Turn, Turn, Turn
To everything (Turn, Turn, Turn)
There is a season (Turn, Turn, Turn)
And a time to every purpose, under Heaven
A time to build up, a time to break down
— The Byrds, "Turn! Turn! Turn!" (Pete Seeger, Ecclesiastes 3)
Mark,
Pete Seeger and Ecclesiastes say there's a time to build up and a time to break down. That's cold comfort when you're the one being broken down.
Your company has been letting people go. My team had four managers last year. You've suggested adding "adjourning" to Tuckman's stages—Forming, Storming, Norming, Performing, Adjourning. Teams don't just build and perform. They also end.
After ninety days of waiting, watching, and taking tentative steps to build morale and safety, I find myself asking one question I didn't expect but should have: Why invest in something that's going to be torn down?
Why be careful with a team that might not exist in twelve months? Why hold back on changes to protect stability that's already fragile? Why wait, and wait, and wait—when the thing you're waiting for might not survive long enough for the patience to pay off?
The Season of Suffering
Won't you guide me now? For I can't see
A reason for the suffering and this long misery
— Bad Religion, "Sorrow"
Bad Religion's "Sorrow" is about Job. Ecclesiastes is cosmic. Down here, inside human seasons, it feels different. You ask yourself: is it worth it. Inside the changing seasons, that's hard to see.

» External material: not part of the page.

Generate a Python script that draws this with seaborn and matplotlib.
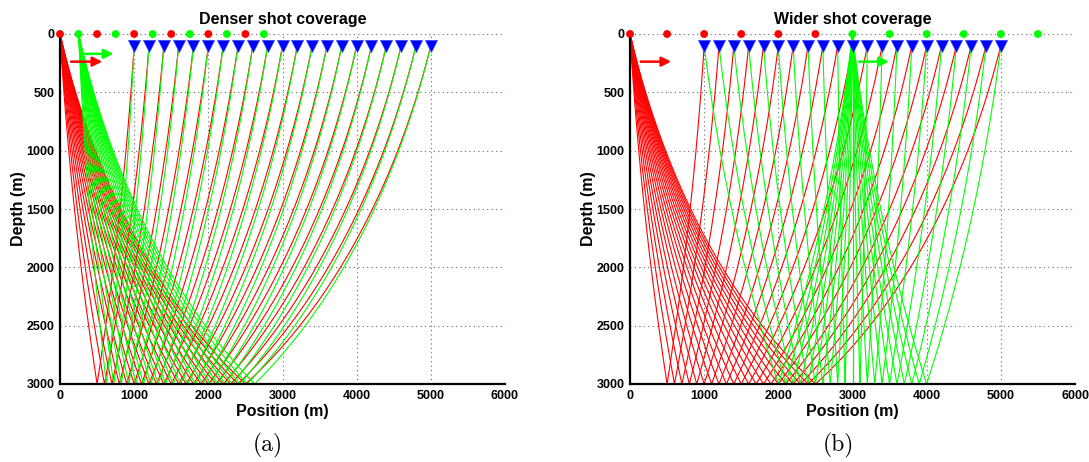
import numpy as np
import pandas as pd
import matplotlib
matplotlib.use("Agg")
import matplotlib.pyplot as plt
import seaborn as sns

# ---- survey geometry (metres) ----
receiver_x = [1000, 1200, 1400, 1600, 1800, 2000, 2200, 2400, 2600, 2800, 3000,
              3200, 3400, 3600, 3800, 4000, 4200, 4400, 4600, 4800, 5000]
receiver_depth = 100
reflector_depth = 3000

dense_red_shots = [0, 500, 1000, 1500, 2000, 2500]
dense_green_shots = [250, 750, 1250, 1750, 2250, 2750]
wide_red_shots = [0, 500, 1000, 1500, 2000, 2500]
wide_green_shots = [3000, 3500, 4000, 4500, 5000, 5500]

# shot whose rays are traced in each panel: (red, green)
dense_traced = (0, 250)
wide_traced = (0, 3000)

# shot-move arrows: (x start, x end, depth)
dense_arrows = {"red": (150, 570, 237), "green": (320, 720, 170)}
wide_arrows = {"red": (145, 555, 237), "green": (3090, 3490, 237)}

# linear velocity model v(z) = v0 + g z  ->  rays are circular arcs
v0 = 2000.0
gradient = 1.0
z_shift = v0 / gradient

RED = "#ff0000"
GREEN = "#00ff00"
BLUE = "#0000ff"


def ray_arc(xa, za, xb, zb, n=90):
    """Circular ray path between two points in a linear-gradient medium."""
    z = np.linspace(za, zb, n)
    if abs(xb - xa) < 1e-9:
        return np.full(n, float(xa)), z
    xc = (xb ** 2 - xa ** 2 + (zb + z_shift) ** 2 - (za + z_shift) ** 2) / (2.0 * (xb - xa))
    r2 = (xa - xc) ** 2 + (za + z_shift) ** 2
    side = np.sign(xa - xc)
    x = xc + side * np.sqrt(np.maximum(r2 - (z + z_shift) ** 2, 0.0))
    return x, z


def ray_table(traced):
    rows = []
    ray_id = 0
    for colour, xs in zip(("red", "green"), traced):
        for xr in receiver_x:
            xm = 0.5 * (xs + xr)
            xd, zd = ray_arc(xs, 0.0, xm, reflector_depth)
            xu, zu = ray_arc(xm, reflector_depth, xr, receiver_depth)
            x = np.concatenate([xd, xu[1:]])
            z = np.concatenate([zd, zu[1:]])
            rows.append(pd.DataFrame({"x": x, "z": z, "shot": colour, "ray": ray_id}))
            ray_id += 1
    return pd.concat(rows, ignore_index=True)


sns.set_theme(style="white")
plt.rcParams["font.family"] = ["Liberation Sans", "DejaVu Sans"]
plt.rcParams["font.weight"] = "bold"
plt.rcParams["text.color"] = "black"
plt.rcParams["axes.labelcolor"] = "black"
plt.rcParams["axes.titlecolor"] = "black"

fig = plt.figure(figsize=(10.89, 4.62), dpi=100)
W, H = 1089, 462
ax_a = fig.add_axes([60 / W, (H - 384) / H, 445 / W, 350 / H])
ax_b = fig.add_axes([630 / W, (H - 384) / H, 445 / W, 350 / H])

panels = [
    (ax_a, "Denser shot coverage", dense_traced, dense_red_shots, dense_green_shots, dense_arrows),
    (ax_b, "Wider shot coverage", wide_traced, wide_red_shots, wide_green_shots, wide_arrows),
]

for ax, title, traced, red_shots, green_shots, arrows in panels:
    rays = ray_table(traced)
    sns.lineplot(data=rays, x="x", y="z", hue="shot", units="ray", estimator=None,
                 sort=False, palette={"red": RED, "green": GREEN},
                 hue_order=["red", "green"], linewidth=0.8, legend=False, ax=ax)

    rec = pd.DataFrame({"x": receiver_x, "z": [receiver_depth] * len(receiver_x)})
    sns.scatterplot(data=rec, x="x", y="z", marker="v", s=80, color=BLUE,
                    edgecolor="#4060ff", linewidth=0.4, ax=ax, zorder=5, clip_on=False)

    shots = pd.DataFrame({"x": red_shots + green_shots,
                          "z": [0] * (len(red_shots) + len(green_shots)),
                          "shot": ["red"] * len(red_shots) + ["green"] * len(green_shots)})
    sns.scatterplot(data=shots, x="x", y="z", hue="shot", palette={"red": RED, "green": GREEN},
                    s=32, linewidth=0, legend=False, ax=ax, zorder=6, clip_on=False)

    for colour, (x0, x1, y) in arrows.items():
        c = RED if colour == "red" else GREEN
        ax.annotate("", xy=(x1, y), xytext=(x0, y),
                    arrowprops=dict(arrowstyle="-|>", color=c, lw=1.8,
                                    mutation_scale=14, shrinkA=0, shrinkB=0),
                    zorder=7)

    ax.set_xlim(0, 6000)
    ax.set_ylim(3000, 0)
    ax.set_xticks([0, 1000, 2000, 3000, 4000, 5000, 6000])
    ax.set_yticks([0, 500, 1000, 1500, 2000, 2500, 3000])
    ax.grid(True, linestyle=(0, (1, 3)), color="0.4", linewidth=0.8)
    ax.set_axisbelow(True)
    for side in ("top", "right"):
        ax.spines[side].set_visible(False)
    for side in ("left", "bottom"):
        ax.spines[side].set_color("black")
        ax.spines[side].set_linewidth(1.6)
    ax.tick_params(direction="in", length=4, width=1.4, colors="black",
                   labelsize=9, pad=4)
    for lab in ax.get_xticklabels() + ax.get_yticklabels():
        lab.set_fontweight("bold")
    ax.set_title(title, fontsize=11.5, fontweight="bold", pad=7, color="black")
    ax.set_xlabel("Position (m)", fontsize=11.5, fontweight="bold", labelpad=2, color="black")
    ax.set_ylabel("Depth (m)", fontsize=11.5, fontweight="bold", labelpad=0, color="black")

fig.text(268 / W, 1 - 445 / H, "(a)", family=["cmr10", "DejaVu Serif"],
         fontsize=17, fontweight="normal", ha="center", va="center", color="black")
fig.text(838 / W, 1 - 445 / H, "(b)", family=["cmr10", "DejaVu Serif"],
         fontsize=17, fontweight="normal", ha="center", va="center", color="black")

fig.savefig("out.png", dpi=100)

My first ninety days have been a season of waiting. Watching and making sure I didn't blow down the house and kill whatever progress this team has made despite its challenges. I'm still a patient boy, I wait I wait I wait I wait, time feels like water down a drain. Time spent not-acting that you never get back, invested in a team that might not exist next quarter.
Job lived that knowledge—a time to be made, a time to be unmade. That knowledge didn't make the suffering less real. Even if everything works out, there will be sorrow. Ecclesiastes says there's a time to break down. If you're Job, you're the one being broken. That tension doesn't resolve. You just keep waiting inside the whirlwind.
Look On My Works, Ye Mighty And Despair
"All is vanity," Ecclesiastes says. Everything passes. Nothing endures.
The corporate transformation initiative that was supposed to "change the culture permanently"—they've terminated the contractors. The enterprise architecture carefully designed to "future-proof the system"—deprecated when the new VP arrived. The team that was "built to last"—disbanded when priorities shifted yet again.
"Look on my works, ye Mighty, and despair!" Nothing beside remains. Round the decay of that colossal wreck, boundless and bare, the lone and level sands stretch far away.
Things built for permanence crumble. The project becomes two vast and trunkless legs in a desert.
Sometimes things work out differently. The zine that was probably going to last a few issues and has been published for four decades. The volunteer-run venue that was supposed to last a year and hit forty.
You can't predict what will last. The scrappy thing outlives the funded thing. Ozymandias becomes sand.
The difference isn't planning or resources. The things that endured weren't built for permanence. They were built to solve a problem that existed right then. The longevity was incidental.
A Time to Every Purpose
There are two obvious responses to impermanence. The first is grim determination: act anyway, push your changes through, because the work needs doing even if it gets torn down. That's real. It's also what contractors look like from the in-house team's side—they arrive with urgency, make their mark, and are gone before the consequences land.
The second is tragic acceptance: everything is temporary, this too shall pass, find peace in the turning of seasons. That's Ecclesiastes from the cosmic view. It's wise. It's also insufficient when you're inside the whirlwind of seasons, watching people get let go and teams dissolve around you.
What I've actually landed on is subtler than both, and it could be confused for waiting.
The patience isn't passivity. It's a bet that the team's capacity to absorb change matters more than my timeline for delivering it. That showing up predictably is more valuable than showing up brilliantly. That the restraint is the work right now—not a delay before the real work starts.
The care I'm taking matters today, not as an investment that pays off later. For the people who are here now.
Turn, Turn, Turn
Ninety days in, I don't have a transformation story. I have people who are starting to say real things in meetings instead of safe things. I didn't build most of that. It was already happening. What I did was not break it.
A time to gain, a time to lose
A time to rend, a time to sew
A time for love, a time for hate
A time for peace, I swear it's not too late
The seasons will turn. The reorg will come. The team will adjourn.
It's not too late. Even if your actions look like waiting. Even if they don't last. Even knowing there will be sorrow.